Enterprises piloting agentic workflows report significant gains in knowledge work throughput. Legal teams use agents to review contracts; financial analysts use them to synthesize earnings reports; engineers use them to triage bug reports and generate test cases. The key design principle: give agents enough autonomy to be useful, enough constraints to be safe, and enough transparency to be trusted.
Practical Implementation: Getting Started Without the Hype
The gap between AI potential and AI deployment remains significant for most organizations. The most common failure mode is not technical — it is organizational. Teams purchase AI tools without a clear use case, deploy them without measuring outcomes, and declare success based on novelty rather than business impact. Successful AI implementations start with a specific, measurable problem and work backward to the technology.

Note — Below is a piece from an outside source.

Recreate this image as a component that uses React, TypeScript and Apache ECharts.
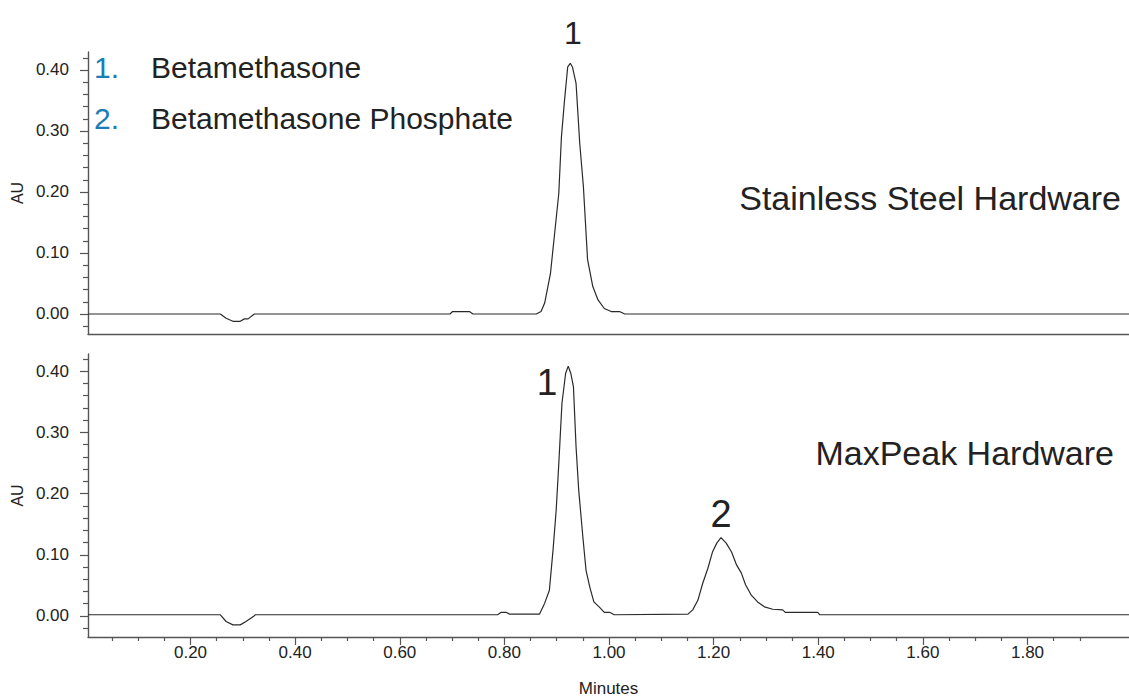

Starting small, measuring rigorously, and scaling what works is consistently more effective than enterprise-wide rollouts driven by executive enthusiasm. Proof-of-concept projects with defined success criteria, 90-day evaluation windows, and honest failure analysis generate the institutional knowledge needed to scale AI responsibly. The organizations with the strongest AI track records are those that ran 20 failed experiments before finding their 5 successful ones.
- Define success metrics before deployment — not after.
- Start with internal tools where failure risk is low and learning is fast.
- Audit model outputs systematically; do not trust accuracy claims without validation.
- Invest in data quality — AI performance is bounded by training data quality.
- Build human review checkpoints for any AI decision that has material consequences.
Key takeaway: AI adoption is a journey measured in years, not quarters. Organizations that approach it with discipline, patience, and genuine curiosity about failure will build durable AI capabilities that compound over time — delivering advantage far beyond the initial excitement of any individual tool.